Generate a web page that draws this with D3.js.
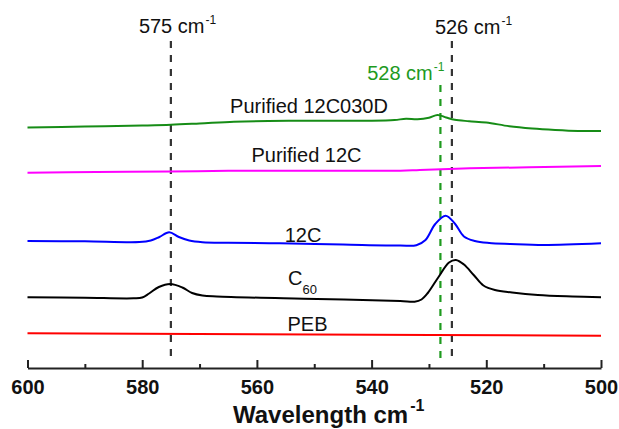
<!DOCTYPE html>
<html>
<head>
<meta charset="utf-8">
<script src="https://cdn.jsdelivr.net/npm/d3@7/dist/d3.min.js"></script>
<style>
  html, body { margin: 0; padding: 0; background: #fff; }
  svg { display: block; font-family: "Liberation Sans", Arial, Helvetica, sans-serif; }
</style>
</head>
<body>
<svg id="chart" width="619" height="429"></svg>
<script>
// Raman shift axis (cm^-1), drawn high to low
const majorTicks = [600, 580, 560, 540, 520, 500];
const minorTicks = [590, 570, 550, 530, 510];

// Stacked spectra, intensity in arbitrary units (offsets included)
const peb = [
  [600, 3.47], [550, 3.35], [500, 3.23]
];
const c60 = [
  [600, 7.07], [590, 7.02], [581.5, 6.97], [580.0, 7.05], [578.8, 7.45], [577.1, 8.10],
  [575.1, 8.40], [573.0, 8.05], [571.3, 7.50], [569.5, 7.25], [567, 7.15], [549.5, 6.90],
  [535, 6.70], [532.5, 6.63], [531.3, 6.85], [530.2, 7.50], [528.3, 9.13], [526.5, 10.55],
  [525.3, 10.80], [523.9, 10.35], [522.2, 9.30], [520.5, 8.25], [518.5, 7.80], [515.5, 7.55],
  [511, 7.30], [505, 7.15], [500, 7.07]
];
const c12 = [
  [600, 12.70], [590, 12.67], [580.5, 12.60], [578.5, 12.75], [577.0, 13.10], [575.3, 13.57],
  [573.6, 13.10], [571.8, 12.75], [569.5, 12.58], [565, 12.52], [556, 12.47], [545, 12.35],
  [535, 12.25], [532.2, 12.28], [530.6, 12.80], [528.9, 14.40], [527.1, 15.23], [525.5, 14.45],
  [523.9, 13.15], [522, 12.70], [519.5, 12.50], [515.8, 12.40], [510, 12.30], [500, 12.47]
];
const purified12C = [
  [600, 19.53], [588, 19.60], [575, 19.65], [565, 19.72], [550, 19.73], [535, 19.73],
  [531.6, 19.80], [522.9, 19.97], [512.5, 20.07], [500, 20.20]
];
const purified12C030D = [
  [600, 24.05], [590, 24.15], [580, 24.25], [575, 24.32], [570, 24.45], [564, 24.62],
  [558, 24.70], [550, 24.72], [546, 24.72], [540, 24.73], [536, 24.80], [534, 24.92],
  [532, 24.87], [530, 25.02], [528.5, 25.30], [527, 25.05], [525.5, 24.82], [523, 24.68],
  [520, 24.55], [516, 24.18], [512, 23.95], [508, 23.80], [504, 23.70], [500, 23.70]
];

// Peak markers
const peakPositions = [575, 526, 528];
const peakLabels = ["575 cm", "526 cm", "528 cm"];

const svg = d3.select("#chart");
const x = d3.scaleLinear().domain([600, 500]).range([27.5, 601]);
const y = d3.scaleLinear().domain([0, 36.8]).range([368, 0]);
const axisY = y(0);

const line = d3.line()
  .x(d => x(d[0]))
  .y(d => y(d[1]))
  .curve(d3.curveCatmullRom.alpha(0.5));

// Vertical dashed marker lines
const markers = [
  { w: peakPositions[0], color: "#333", top: 41 },
  { w: peakPositions[1], color: "#333", top: 41 },
  { w: peakPositions[2], color: "#1e9a1e", top: 85 }
];
svg.append("g").selectAll("line").data(markers).join("line")
  .attr("x1", d => x(d.w)).attr("x2", d => x(d.w))
  .attr("y1", d => d.top).attr("y2", 358)
  .attr("stroke", d => d.color)
  .attr("stroke-width", 2.2)
  .attr("stroke-dasharray", "7,7");

// Spectra
const series = [
  { data: peb, color: "#ff0000" },
  { data: c60, color: "#000000" },
  { data: c12, color: "#0000ff" },
  { data: purified12C, color: "#ff00ff" },
  { data: purified12C030D, color: "#168c16" }
];
svg.append("g").selectAll("path").data(series).join("path")
  .attr("d", d => line(d.data))
  .attr("fill", "none")
  .attr("stroke", d => d.color)
  .attr("stroke-width", 2)
  .attr("stroke-linejoin", "round");

// Series names
const nameStyle = sel => sel.attr("font-size", 20).attr("fill", "#111").attr("text-anchor", "middle");
svg.append("text").call(nameStyle).attr("x", 309).attr("y", 112.5).text("Purified 12C030D");
svg.append("text").call(nameStyle).attr("x", 306.5).attr("y", 161.5).text("Purified 12C");
svg.append("text").call(nameStyle).attr("x", 303).attr("y", 241.5).text("12C");
const c60Label = svg.append("text").attr("font-size", 20).attr("fill", "#111")
  .attr("x", 288).attr("y", 284.5);
c60Label.append("tspan").text("C");
c60Label.append("tspan").attr("font-size", 13).attr("dy", 9).text("60");
svg.append("text").call(nameStyle).attr("x", 307.5).attr("y", 331).text("PEB");

// Peak labels with superscript
function peakLabel(text, px, py, anchor, color) {
  const t = svg.append("text").attr("font-size", 20).attr("fill", color)
    .attr("x", px).attr("y", py).attr("text-anchor", anchor);
  t.append("tspan").text(text);
  t.append("tspan").attr("font-size", 12).attr("dx", 1).attr("dy", -9).text("-1");
}
peakLabel(peakLabels[0], x(peakPositions[0]) - 32, 33, "start", "#111");
peakLabel(peakLabels[1], x(peakPositions[1]) - 17, 34, "start", "#111");
peakLabel(peakLabels[2], x(peakPositions[2]) + 4, 80, "end", "#1e9a1e");

// Bottom axis: major ticks with labels, minor ticks without
const majorAxis = d3.axisBottom(x).tickValues(majorTicks)
  .tickSizeInner(-8).tickSizeOuter(0).tickPadding(12).tickFormat(d3.format("d"));
const gx = svg.append("g").attr("transform", `translate(0,${axisY})`).call(majorAxis);
gx.select(".domain").attr("stroke", "#222").attr("stroke-width", 2);
gx.selectAll(".tick line").attr("stroke", "#222").attr("stroke-width", 2);
gx.selectAll(".tick text")
  .attr("font-size", 20).attr("font-weight", "bold").attr("fill", "#111")
  .attr("font-family", "'Liberation Sans', Arial, sans-serif");

const minorAxis = d3.axisBottom(x).tickValues(minorTicks)
  .tickSizeInner(-4).tickSizeOuter(0).tickFormat("");
const gm = svg.append("g").attr("transform", `translate(0,${axisY})`).call(minorAxis);
gm.select(".domain").remove();
gm.selectAll(".tick line").attr("stroke", "#222").attr("stroke-width", 2);

// Axis title
const title = svg.append("text").attr("x", 233).attr("y", 423)
  .attr("font-size", 24).attr("font-weight", "bold").attr("fill", "#111");
title.append("tspan").text("Wavelength cm");
title.append("tspan").attr("font-size", 16).attr("dx", 2).attr("dy", -12).text("-1");
</script>
</body>
</html>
....................
■ SET PROBLEM:
Transcribe all the lines above exactly, apart from the pictures.

■ FULL SOLUTION:
Generate a web page that draws this with D3.js.
<!DOCTYPE html>
<html>
<head>
<meta charset="utf-8">
<script src="https://cdn.jsdelivr.net/npm/d3@7/dist/d3.min.js"></script>
<style>
  html, body { margin: 0; padding: 0; background: #fff; }
  svg { display: block; font-family: "Liberation Sans", Arial, Helvetica, sans-serif; }
</style>
</head>
<body>
<svg id="chart" width="619" height="429"></svg>
<script>
// Raman shift axis (cm^-1), drawn high to low
const majorTicks = [600, 580, 560, 540, 520, 500];
const minorTicks = [590, 570, 550, 530, 510];

// Stacked spectra, intensity in arbitrary units (offsets included)
const peb = [
  [600, 3.47], [550, 3.35], [500, 3.23]
];
const c60 = [
  [600, 7.07], [590, 7.02], [581.5, 6.97], [580.0, 7.05], [578.8, 7.45], [577.1, 8.10],
  [575.1, 8.40], [573.0, 8.05], [571.3, 7.50], [569.5, 7.25], [567, 7.15], [549.5, 6.90],
  [535, 6.70], [532.5, 6.63], [531.3, 6.85], [530.2, 7.50], [528.3, 9.13], [526.5, 10.55],
  [525.3, 10.80], [523.9, 10.35], [522.2, 9.30], [520.5, 8.25], [518.5, 7.80], [515.5, 7.55],
  [511, 7.30], [505, 7.15], [500, 7.07]
];
const c12 = [
  [600, 12.70], [590, 12.67], [580.5, 12.60], [578.5, 12.75], [577.0, 13.10], [575.3, 13.57],
  [573.6, 13.10], [571.8, 12.75], [569.5, 12.58], [565, 12.52], [556, 12.47], [545, 12.35],
  [535, 12.25], [532.2, 12.28], [530.6, 12.80], [528.9, 14.40], [527.1, 15.23], [525.5, 14.45],
  [523.9, 13.15], [522, 12.70], [519.5, 12.50], [515.8, 12.40], [510, 12.30], [500, 12.47]
];
const purified12C = [
  [600, 19.53], [588, 19.60], [575, 19.65], [565, 19.72], [550, 19.73], [535, 19.73],
  [531.6, 19.80], [522.9, 19.97], [512.5, 20.07], [500, 20.20]
];
const purified12C030D = [
  [600, 24.05], [590, 24.15], [580, 24.25], [575, 24.32], [570, 24.45], [564, 24.62],
  [558, 24.70], [550, 24.72], [546, 24.72], [540, 24.73], [536, 24.80], [534, 24.92],
  [532, 24.87], [530, 25.02], [528.5, 25.30], [527, 25.05], [525.5, 24.82], [523, 24.68],
  [520, 24.55], [516, 24.18], [512, 23.95], [508, 23.80], [504, 23.70], [500, 23.70]
];

// Peak markers
const peakPositions = [575, 526, 528];
const peakLabels = ["575 cm", "526 cm", "528 cm"];

const svg = d3.select("#chart");
const x = d3.scaleLinear().domain([600, 500]).range([27.5, 601]);
const y = d3.scaleLinear().domain([0, 36.8]).range([368, 0]);
const axisY = y(0);

const line = d3.line()
  .x(d => x(d[0]))
  .y(d => y(d[1]))
  .curve(d3.curveCatmullRom.alpha(0.5));

// Vertical dashed marker lines
const markers = [
  { w: peakPositions[0], color: "#333", top: 41 },
  { w: peakPositions[1], color: "#333", top: 41 },
  { w: peakPositions[2], color: "#1e9a1e", top: 85 }
];
svg.append("g").selectAll("line").data(markers).join("line")
  .attr("x1", d => x(d.w)).attr("x2", d => x(d.w))
  .attr("y1", d => d.top).attr("y2", 358)
  .attr("stroke", d => d.color)
  .attr("stroke-width", 2.2)
  .attr("stroke-dasharray", "7,7");

// Spectra
const series = [
  { data: peb, color: "#ff0000" },
  { data: c60, color: "#000000" },
  { data: c12, color: "#0000ff" },
  { data: purified12C, color: "#ff00ff" },
  { data: purified12C030D, color: "#168c16" }
];
svg.append("g").selectAll("path").data(series).join("path")
  .attr("d", d => line(d.data))
  .attr("fill", "none")
  .attr("stroke", d => d.color)
  .attr("stroke-width", 2)
  .attr("stroke-linejoin", "round");

// Series names
const nameStyle = sel => sel.attr("font-size", 20).attr("fill", "#111").attr("text-anchor", "middle");
svg.append("text").call(nameStyle).attr("x", 309).attr("y", 112.5).text("Purified 12C030D");
svg.append("text").call(nameStyle).attr("x", 306.5).attr("y", 161.5).text("Purified 12C");
svg.append("text").call(nameStyle).attr("x", 303).attr("y", 241.5).text("12C");
const c60Label = svg.append("text").attr("font-size", 20).attr("fill", "#111")
  .attr("x", 288).attr("y", 284.5);
c60Label.append("tspan").text("C");
c60Label.append("tspan").attr("font-size", 13).attr("dy", 9).text("60");
svg.append("text").call(nameStyle).attr("x", 307.5).attr("y", 331).text("PEB");

// Peak labels with superscript
function peakLabel(text, px, py, anchor, color) {
  const t = svg.append("text").attr("font-size", 20).attr("fill", color)
    .attr("x", px).attr("y", py).attr("text-anchor", anchor);
  t.append("tspan").text(text);
  t.append("tspan").attr("font-size", 12).attr("dx", 1).attr("dy", -9).text("-1");
}
peakLabel(peakLabels[0], x(peakPositions[0]) - 32, 33, "start", "#111");
peakLabel(peakLabels[1], x(peakPositions[1]) - 17, 34, "start", "#111");
peakLabel(peakLabels[2], x(peakPositions[2]) + 4, 80, "end", "#1e9a1e");

// Bottom axis: major ticks with labels, minor ticks without
const majorAxis = d3.axisBottom(x).tickValues(majorTicks)
  .tickSizeInner(-8).tickSizeOuter(0).tickPadding(12).tickFormat(d3.format("d"));
const gx = svg.append("g").attr("transform", `translate(0,${axisY})`).call(majorAxis);
gx.select(".domain").attr("stroke", "#222").attr("stroke-width", 2);
gx.selectAll(".tick line").attr("stroke", "#222").attr("stroke-width", 2);
gx.selectAll(".tick text")
  .attr("font-size", 20).attr("font-weight", "bold").attr("fill", "#111")
  .attr("font-family", "'Liberation Sans', Arial, sans-serif");

const minorAxis = d3.axisBottom(x).tickValues(minorTicks)
  .tickSizeInner(-4).tickSizeOuter(0).tickFormat("");
const gm = svg.append("g").attr("transform", `translate(0,${axisY})`).call(minorAxis);
gm.select(".domain").remove();
gm.selectAll(".tick line").attr("stroke", "#222").attr("stroke-width", 2);

// Axis title
const title = svg.append("text").attr("x", 233).attr("y", 423)
  .attr("font-size", 24).attr("font-weight", "bold").attr("fill", "#111");
title.append("tspan").text("Wavelength cm");
title.append("tspan").attr("font-size", 16).attr("dx", 2).attr("dy", -12).text("-1");
</script>
</body>
</html>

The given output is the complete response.